The Beatles’ Sgt Pepper’s Lonely Hearts Club Band album cover.

In 2009, Haworth brought another attention-grabbing feminist work over to Britain: her Mannequin Defectors series, which showed corset-wearing shop clothes dummies rebelling by carrying protest placards. It has always upset her that most of the female images on Sgt Pepper were decorative figures.

“We asked the Beatles to give us names of their heroes and none of them came up with women,” she said. “I take some responsibility though for the fact that Peter and I only used a few.” In her view the “only good one” they included was the sassy film star Mae West.

The Blakes had known the Beatles for four years when they were asked to design the front of their eighth studio album, the psychedelically-inspired LP that went on to spend 27 weeks at the top of the British charts and features songs such as Lucy in the Sky with Diamonds, With a Little Help from my Friends, and When I’m Sixty-Four.

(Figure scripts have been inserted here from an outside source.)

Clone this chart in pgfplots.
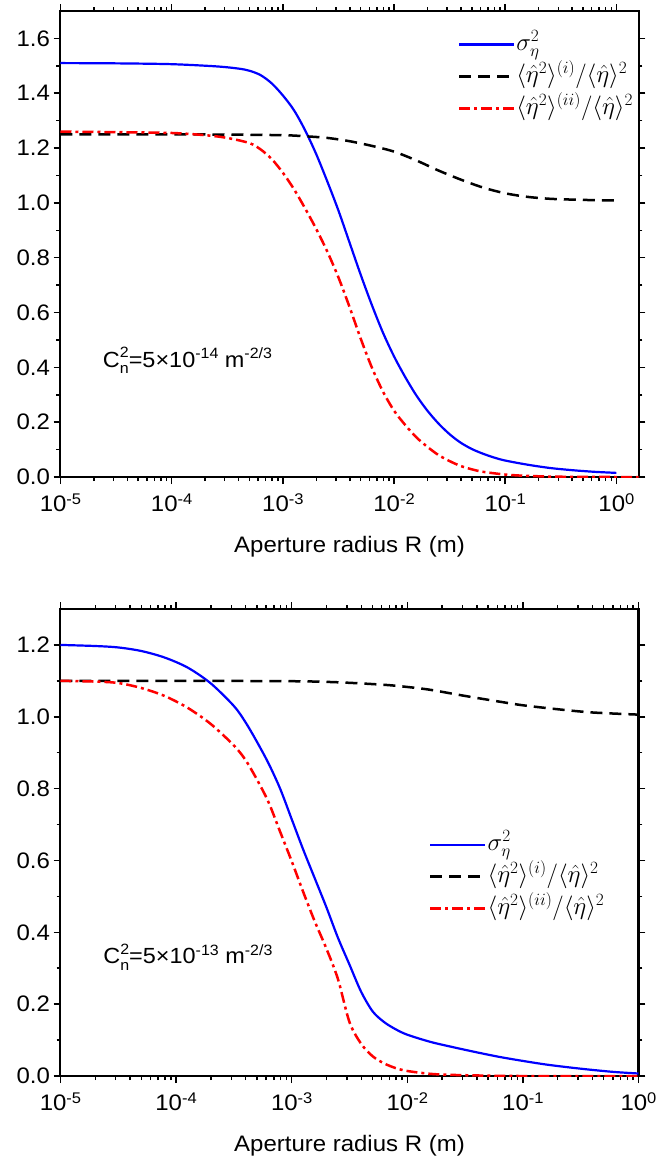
\documentclass[border=0pt]{standalone}
\usepackage{fontspec}
\setmainfont{Liberation Sans}[FakeStretch=1.07]
\usepackage{pgfplots}
\usepackage{pgfplotstable}
\pgfplotsset{compat=1.18}

\newcommand\tp[1]{10\raisebox{0.32em}{\fontsize{15.5}{15.5}\selectfont#1}}
\newcommand\cn[1]{C\makebox[0pt][l]{\raisebox{0.42em}{\fontsize{15}{15}\selectfont 2}}\raisebox{-0.3em}{\fontsize{15}{15}\selectfont n}=5×10\raisebox{0.4em}{\fontsize{15}{15}\selectfont -#1} m\raisebox{0.4em}{\fontsize{15}{15}\selectfont -2/3}}

\pgfplotstableread{
lx v
-5 1.510
-4.5 1.509
-4 1.506
-3.6 1.498
-3.4 1.490
-3.3 1.482
-3.2 1.466
-3.1 1.436
-3.0 1.392
-2.9 1.338
-2.8 1.265
-2.7 1.178
-2.6 1.078
-2.5 0.972
-2.4 0.855
-2.3 0.738
-2.2 0.628
-2.1 0.527
-2.0 0.440
-1.9 0.365
-1.8 0.298
-1.7 0.242
-1.6 0.195
-1.5 0.156
-1.4 0.125
-1.3 0.102
-1.2 0.085
-1.1 0.071
-1.0 0.060
-0.8 0.045
-0.6 0.033
-0.4 0.025
-0.2 0.019
0 0.015
}\topblue

\pgfplotstableread{
lx v
-5 1.250
-4 1.250
-3.5 1.249
-3 1.247
-2.8 1.243
-2.6 1.237
-2.4 1.225
-2.2 1.208
-2.0 1.187
-1.8 1.155
-1.6 1.118
-1.4 1.085
-1.2 1.056
-1.0 1.035
-0.8 1.022
-0.6 1.015
-0.4 1.012
-0.2 1.010
0 1.009
}\topblack

\pgfplotstableread{
lx v
-5 1.260
-4.5 1.258
-4 1.255
-3.7 1.247
-3.5 1.237
-3.3 1.218
-3.2 1.195
-3.1 1.160
-3.0 1.110
-2.9 1.050
-2.8 0.980
-2.7 0.905
-2.6 0.822
-2.5 0.728
-2.4 0.620
-2.3 0.505
-2.2 0.400
-2.1 0.312
-2.0 0.242
-1.9 0.190
-1.8 0.145
-1.7 0.110
-1.6 0.080
-1.5 0.058
-1.4 0.040
-1.3 0.028
-1.2 0.019
-1.0 0.009
-0.8 0.004
-0.5 0.001
0 0
0.2 0
}\topred

\pgfplotstableread{
lx v
-5 1.200
-4.7 1.197
-4.5 1.193
-4.3 1.183
-4.1 1.165
-3.9 1.137
-3.7 1.093
-3.5 1.030
-3.4 0.985
-3.3 0.930
-3.2 0.870
-3.1 0.800
-3.0 0.715
-2.9 0.630
-2.8 0.550
-2.7 0.470
-2.6 0.385
-2.5 0.310
-2.4 0.235
-2.3 0.180
-2.2 0.150
-2.1 0.130
-2.0 0.115
-1.8 0.095
-1.6 0.080
-1.4 0.066
-1.2 0.053
-1.0 0.042
-0.8 0.032
-0.6 0.024
-0.4 0.017
-0.2 0.011
0 0.007
}\botblue

\pgfplotstableread{
lx v
-5 1.100
-4 1.100
-3 1.099
-2.6 1.096
-2.2 1.089
-2.0 1.083
-1.8 1.075
-1.5 1.058
-1.2 1.042
-1.0 1.032
-0.7 1.021
-0.4 1.012
0 1.006
}\botblack

\pgfplotstableread{
lx v
-5 1.100
-4.7 1.098
-4.5 1.094
-4.3 1.080
-4.1 1.058
-3.9 1.025
-3.7 0.980
-3.5 0.920
-3.4 0.880
-3.3 0.825
-3.2 0.762
-3.1 0.680
-3.0 0.598
-2.9 0.512
-2.8 0.430
-2.7 0.355
-2.6 0.270
-2.5 0.150
-2.4 0.090
-2.3 0.055
-2.2 0.035
-2.1 0.022
-2.0 0.014
-1.8 0.006
-1.6 0.003
-1.3 0.001
-1.0 0
0 0
}\botred

\pgfplotsset{
  every axis/.append style={
    scale only axis,
    width=578bp,
    tick align=outside,
    major tick length=7bp,
    minor tick length=4bp,
    axis line style={line width=2bp},
    every tick/.style={line width=1.5bp, black},
    minor y tick num=1,
    tick label style={font=\fontsize{22.5}{26}\selectfont},
    xticklabel style={yshift=-6bp},
    yticklabel style={/pgf/number format/.cd, fixed, fixed zerofill, precision=1, assume math mode=true},
    xlabel style={font=\fontsize{22.5}{26}\selectfont, at={(axis description cs:0.5,0)}, anchor=center, yshift=-70bp},
    legend cell align=left,
    legend style={draw=none, fill=none, anchor=north west, inner sep=0pt, row sep=0pt,
      font=\fontsize{25}{29}\selectfont,
      nodes={inner sep=1bp, text height=21bp, text depth=9bp}},
  },
  legend image code/.code={\draw[#1] (0bp,0bp) -- (55bp,0bp);},
}
\tikzset{
  bl/.style={blue, line width=2.2bp, smooth},
  bk/.style={black, line width=2.5bp, dash pattern=on 12bp off 7bp, smooth},
  rd/.style={red, line width=2.5bp, dash pattern=on 11bp off 4bp on 3bp off 4bp, smooth},
}

\begin{document}
\begin{tikzpicture}
\useasboundingbox (0bp,0bp) rectangle (659bp,-1161bp);
\begin{semilogxaxis}[
  anchor=north west,
  at={(60.5bp,-11bp)},
  height=466bp,
  xmin=1e-5, xmax=1.58,
  ymin=0, ymax=1.7,
  xtick={1e-5,1e-4,1e-3,1e-2,1e-1,1},
  xticklabels={\tp{-5},\tp{-4},\tp{-3},\tp{-2},\tp{-1},\tp{0}},
  ytick={0,0.2,...,1.6},
  xlabel={Aperture radius R (m)},
  legend style={at={(rel axis cs:0.687,0.963)}},
]
\addplot[bl] table[x expr={10^(\thisrow{lx})}, y=v] {\topblue};
\addlegendentry{$\sigma_\eta^2$}
\addplot[bk] table[x expr={10^(\thisrow{lx})}, y=v] {\topblack};
\addlegendentry{$\langle\hat{\eta}^2\rangle^{(i)}/\langle\hat{\eta}\rangle^2$}
\addplot[rd] table[x expr={10^(\thisrow{lx})}, y=v] {\topred};
\addlegendentry{$\langle\hat{\eta}^2\rangle^{(ii)}/\langle\hat{\eta}\rangle^2$}
\node[anchor=west, font=\fontsize{22}{26}\selectfont, inner sep=0pt] at (axis cs:2.4e-5,0.425) {\cn{14}};
\end{semilogxaxis}
\begin{semilogxaxis}[
  anchor=north west,
  at={(60.5bp,-609bp)},
  height=467bp,
  xmin=1e-5, xmax=1,
  ymin=0, ymax=1.3,
  xtick={1e-5,1e-4,1e-3,1e-2,1e-1,1},
  xticklabels={\tp{-5},\tp{-4},\tp{-3},\tp{-2},\tp{-1},\tp{0}},
  ytick={0,0.2,...,1.2},
  xlabel={Aperture radius R (m)},
  legend style={at={(rel axis cs:0.6375,0.53)}},
]
\addplot[bl] table[x expr={10^(\thisrow{lx})}, y=v] {\botblue};
\addlegendentry{$\sigma_\eta^2$}
\addplot[bk] table[x expr={10^(\thisrow{lx})}, y=v] {\botblack};
\addlegendentry{$\langle\hat{\eta}^2\rangle^{(i)}/\langle\hat{\eta}\rangle^2$}
\addplot[rd] table[x expr={10^(\thisrow{lx})}, y=v] {\botred};
\addlegendentry{$\langle\hat{\eta}^2\rangle^{(ii)}/\langle\hat{\eta}\rangle^2$}
\node[anchor=west, font=\fontsize{22}{26}\selectfont, inner sep=0pt] at (axis cs:2.34e-5,0.33) {\cn{13}};
\end{semilogxaxis}
\end{tikzpicture}
\end{document}
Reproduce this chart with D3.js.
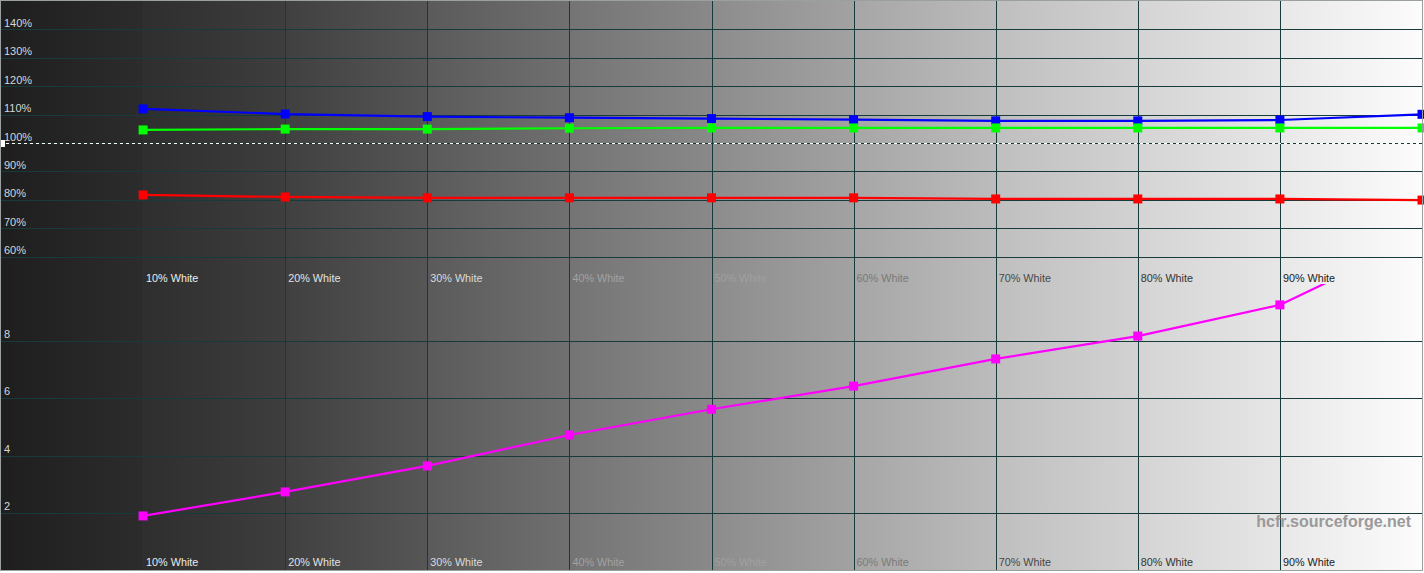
<!DOCTYPE html>
<html>
<head>
<meta charset="utf-8">
<script src="https://cdn.jsdelivr.net/npm/d3@7"></script>
<style>
  html, body { margin: 0; padding: 0; background: #ffffff; overflow: hidden; }
  svg { display: block; font-family: "Liberation Sans", Arial, sans-serif; }
</style>
</head>
<body>
<div id="chart"></div>
<script>
// Greyscale steps (% white) and measured values
const steps = [10, 20, 30, 40, 50, 60, 70, 80, 90, 100];
const tickLabels = ["10% White", "20% White", "30% White", "40% White", "50% White",
  "60% White", "70% White", "80% White", "90% White"];

// RGB levels, % of reference
const redLevels = [81.7, 81.0, 80.7, 80.7, 80.7, 80.7, 80.3, 80.3, 80.3, 79.9];
const greenLevels = [104.6, 104.9, 104.9, 105.2, 105.3, 105.3, 105.3, 105.3, 105.3, 105.3];
const blueLevels = [112.0, 110.2, 109.3, 108.9, 108.6, 108.2, 107.8, 107.8, 108.1, 110.1];

// delta E
const deltaE = [1.89, 2.73, 3.64, 4.72, 5.62, 6.43, 7.38, 8.18, 9.27, 11.64];

const rgbTicks = [60, 70, 80, 90, 100, 110, 120, 130, 140];
const deTicks = [2, 4, 6, 8];

const width = 1424;
const height = 573;

const svg = d3.select("#chart").append("svg")
  .attr("width", width)
  .attr("height", height);

const x = d3.scaleLinear().domain([0, 100]).range([1, 1422]);
const yTop = d3.scaleLinear().domain([50, 150]).range([285, 1]);
const yBot = d3.scaleLinear().domain([0, 10]).range([570, 284]);
const crisp = v => Math.round(v) + 0.5;

// background: each 10% band has its own little gradient
const bandGrey = [
  [0x1e, 0x2c], [0x2e, 0x3e], [0x40, 0x56], [0x5a, 0x70], [0x74, 0x89],
  [0x8c, 0xa2], [0xa6, 0xbc], [0xbf, 0xd2], [0xd4, 0xe6], [0xe8, 0xfc]
];
const grey = v => d3.rgb(v, v, v).formatHex();

const grad = svg.append("defs").append("linearGradient")
  .attr("id", "bg-grad")
  .attr("gradientUnits", "userSpaceOnUse")
  .attr("x1", 0).attr("x2", width).attr("y1", 0).attr("y2", 0);

bandGrey.forEach((g, i) => {
  const x0 = i === 0 ? 0 : x(i * 10);
  const x1 = i === bandGrey.length - 1 ? width : x((i + 1) * 10);
  grad.append("stop").attr("offset", x0 / width).attr("stop-color", grey(g[0]));
  grad.append("stop").attr("offset", x1 / width).attr("stop-color", grey(g[1]));
});

svg.append("rect")
  .attr("width", width)
  .attr("height", 571)
  .style("fill", "url(#bg-grad)");

svg.select("defs").append("clipPath").attr("id", "clip-bot")
  .append("rect").attr("x", 0).attr("y", yBot(10)).attr("width", width).attr("height", yBot(0) - yBot(10));

const gridColor = "#173b3b";

// vertical grid
svg.append("g").selectAll("line")
  .data(steps)
  .enter().append("line")
  .attr("x1", d => crisp(x(d))).attr("x2", d => crisp(x(d)))
  .attr("y1", 0).attr("y2", 571)
  .attr("stroke", gridColor)
  .attr("stroke-width", 1);

// horizontal grid, top panel
svg.append("g").selectAll("line")
  .data(rgbTicks.filter(d => d !== 100))
  .enter().append("line")
  .attr("x1", 0).attr("x2", x(100))
  .attr("y1", d => crisp(yTop(d))).attr("y2", d => crisp(yTop(d)))
  .attr("stroke", gridColor);

// 100% reference: dashed, dark and white alternating
const y100 = crisp(yTop(100));
svg.append("line")
  .attr("x1", 0).attr("x2", x(100)).attr("y1", y100).attr("y2", y100)
  .attr("stroke", gridColor).attr("stroke-dasharray", "3,3").attr("stroke-dashoffset", 3);
svg.append("line")
  .attr("x1", 0).attr("x2", x(100)).attr("y1", y100).attr("y2", y100)
  .attr("stroke", "#ffffff").attr("stroke-dasharray", "3,3");
svg.append("rect")
  .attr("x", 1).attr("y", y100 - 3.5).attr("width", 4).attr("height", 7)
  .attr("fill", "#ffffff");

// horizontal grid, bottom panel
svg.append("g").selectAll("line")
  .data(deTicks)
  .enter().append("line")
  .attr("x1", 0).attr("x2", x(100))
  .attr("y1", d => crisp(yBot(d))).attr("y2", d => crisp(yBot(d)))
  .attr("stroke", gridColor);

// y tick labels
svg.append("g").selectAll("text")
  .data(rgbTicks)
  .enter().append("text")
  .attr("x", 4)
  .attr("y", d => yTop(d) - 2.5)
  .attr("font-size", 11)
  .attr("fill", "#d6d6d6")
  .text(d => d + "%");

svg.append("g").selectAll("text")
  .data(deTicks)
  .enter().append("text")
  .attr("x", 4)
  .attr("y", d => yBot(d) - 3)
  .attr("font-size", 11)
  .attr("fill", "#d6d6d6")
  .text(d => d);

// x labels, colour depends on the patch brightness
const labelColor = d3.scaleLinear()
  .domain([10, 30, 40, 50, 60, 70, 90])
  .range(["#ececec", "#dadada", "#a2a2a2", "#a0a0a0", "#7a7a7a", "#484848", "#202020"]);

[282, 566].forEach(base => {
  svg.append("g").selectAll("text")
    .data(tickLabels)
    .enter().append("text")
    .attr("x", (d, i) => x(steps[i]) + 3)
    .attr("y", base)
    .attr("font-size", 10.8)
    .attr("fill", (d, i) => labelColor(steps[i]))
    .text(d => d);
});

// series
function drawSeries(values, yScale, color, clip) {
  const g = svg.append("g");
  if (clip) g.attr("clip-path", "url(#" + clip + ")");
  const pts = steps.map((s, i) => [s, values[i]]);
  g.append("path")
    .datum(pts)
    .attr("fill", "none")
    .attr("stroke", color)
    .attr("stroke-width", 2.2)
    .attr("d", d3.line().x(d => x(d[0])).y(d => yScale(d[1])));
  g.selectAll("rect")
    .data(pts)
    .enter().append("rect")
    .attr("x", d => x(d[0]) - 4.5)
    .attr("y", d => yScale(d[1]) - 4.5)
    .attr("width", 9)
    .attr("height", 9)
    .attr("fill", color);
}

drawSeries(redLevels, yTop, "#ff0000");
drawSeries(blueLevels, yTop, "#0000ff");
drawSeries(greenLevels, yTop, "#00ff00");
drawSeries(deltaE, yBot, "#ff00ff", "clip-bot");

// watermark
svg.append("text")
  .attr("x", 1411)
  .attr("y", 527)
  .attr("text-anchor", "end")
  .attr("font-size", 16)
  .attr("font-weight", "bold")
  .attr("fill", "#9a9a9a")
  .text("hcfr.sourceforge.net");

// frame
svg.append("rect")
  .attr("x", 0.5).attr("y", 0.5)
  .attr("width", 1422).attr("height", 570)
  .attr("fill", "none")
  .attr("stroke", "#9aa0a0");
</script>
</body>
</html>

Paul McCartney has claimed he had the original idea for the image and John Lennon later sketched a final version, but Blake and Haworth created it together, choosing the characters and ruling out suggestions, including Lennon’s that Adolf Hitler should appear.

Neither Blake nor Haworth heard the tracks on the album until after they watched the cover photographed by Michael Cooper in his studio. Haworth constructed the figures on the cover like a stage set with full-size models she made, as well as waxworks borrowed from Madame Tussauds. The couple were paid only £200.

“We were all young and foolish at the time,” Haworth recalled. “Peter would have done it as a small-scale collage but I wanted the front row to be three-dimensional.”

After a painful divorce in 1984, Haworth returned to America. She now feels that the mural of women she has made with their 51-year-old daughter, which goes on show at Pallant House in Chichester from 2 November, is a powerful way of bridging that family “rift”: “Libby, like her father, is a detailed collagist and she is very much part of this project. So in some way this is a synthesis and a healing,” Haworth said.

There was a discussion about whether to include Princess Diana in the mural, someone only famous by marriage, and Haworth also admits to over-ruling the face of Margaret Thatcher. “It is my artwork after all,” she said.